Serotonin Study Says 'Eat and Drink Well or Get Angry'

Stress and hunger have a huge influence on anger since the brain’s ability to regulate aggression relies heavily on serotonin levels, according to new research performed by University of Cambridge that was published in the journal of Biological Psychiatry.

Serotonin levels fluctuate when someone hasn’t eaten or is stressed. Decreasing serotonin levels has been linked to increasing aggression levels in the past but this is the first study that explains why some individuals are prone to have higher aggression than others. This is also the first study that shows how chemicals help regulate behavior.

Healthy volunteers participated in the study. Researchers manipulating their diets to alter serotonin levels. On the serotonin depletion day, they were given a mixture of amino acids that lacked tryptophan, the building block for serotonin. On the placebo day, they were given the same mixture but with a normal amount of tryptophan.

Researcher Luca Passamonti said, "Although these results came from healthy volunteers they are also relevant for a broad range of psychiatric disorders.”

The researchers then scanned the volunteers' brains using functional magnetic resonance imaging (fMRI) as they viewed faces with angry, sad, and neutral expressions. They were able to measure how different brain regions reacted and communicated with one another when the volunteers saw angry faces, as opposed to sad or neutral faces.

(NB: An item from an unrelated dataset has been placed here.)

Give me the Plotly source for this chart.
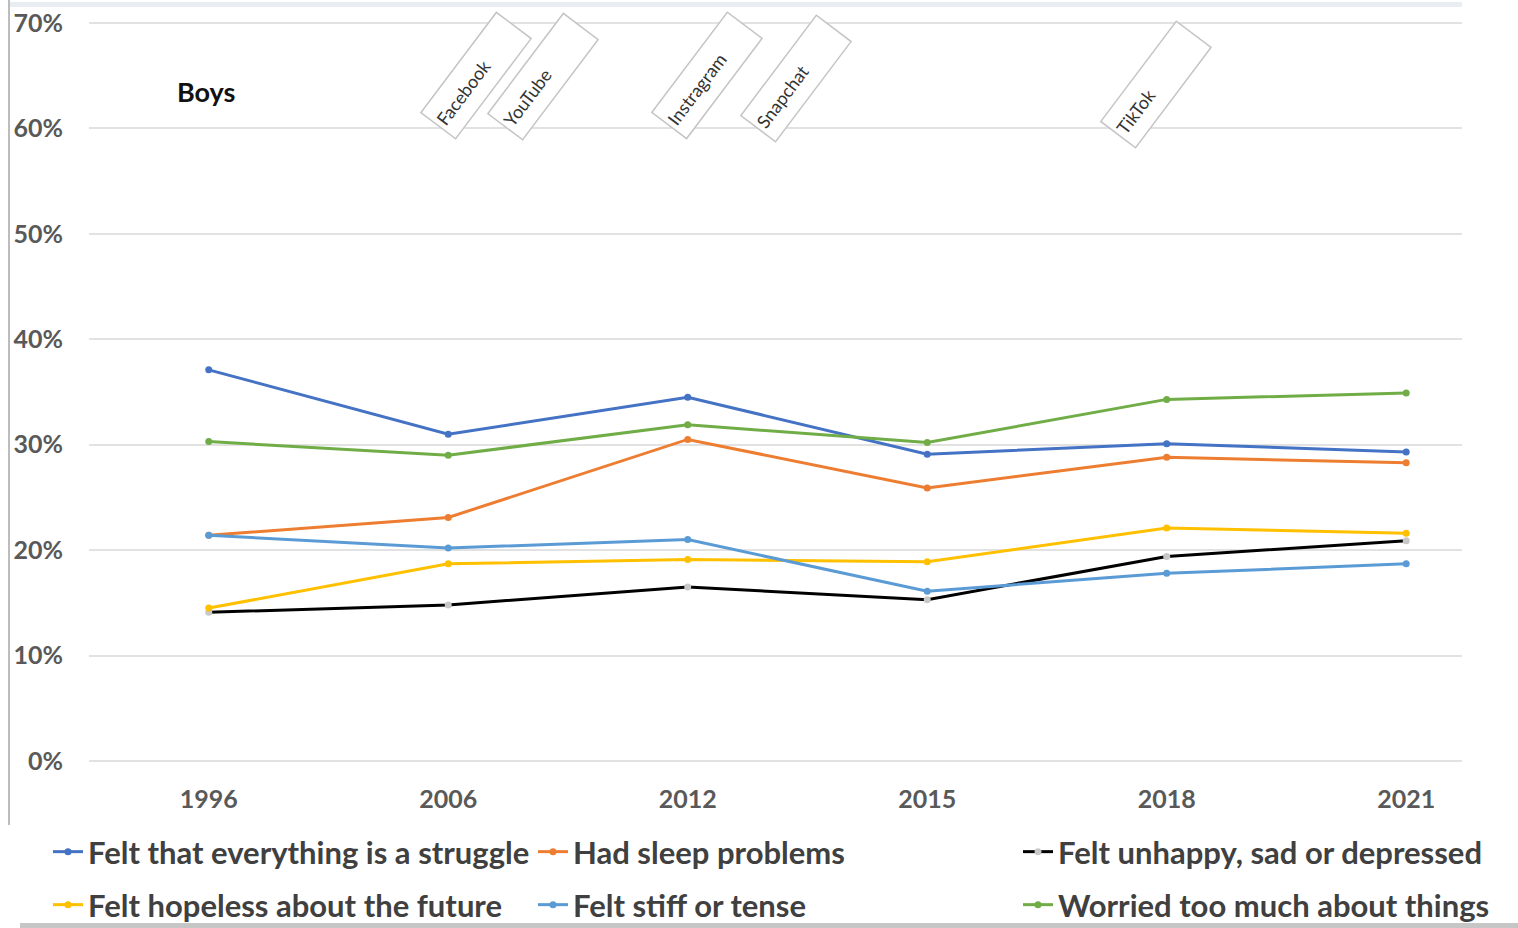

The results showed that low brain serotonin made communications between specific brain regions of the emotional system of the brain -- a structure called the amygdala -- and the frontal lobes weaker compared to when serotonin levels are normal.

Passamonti, who worked on the research with colleagues at the Cognition and Brain Sciences Unit of the Medical Research Council in Cambridge said, "We are hopeful that our research will lead to improved diagnostics as well as better treatments for this and other conditions."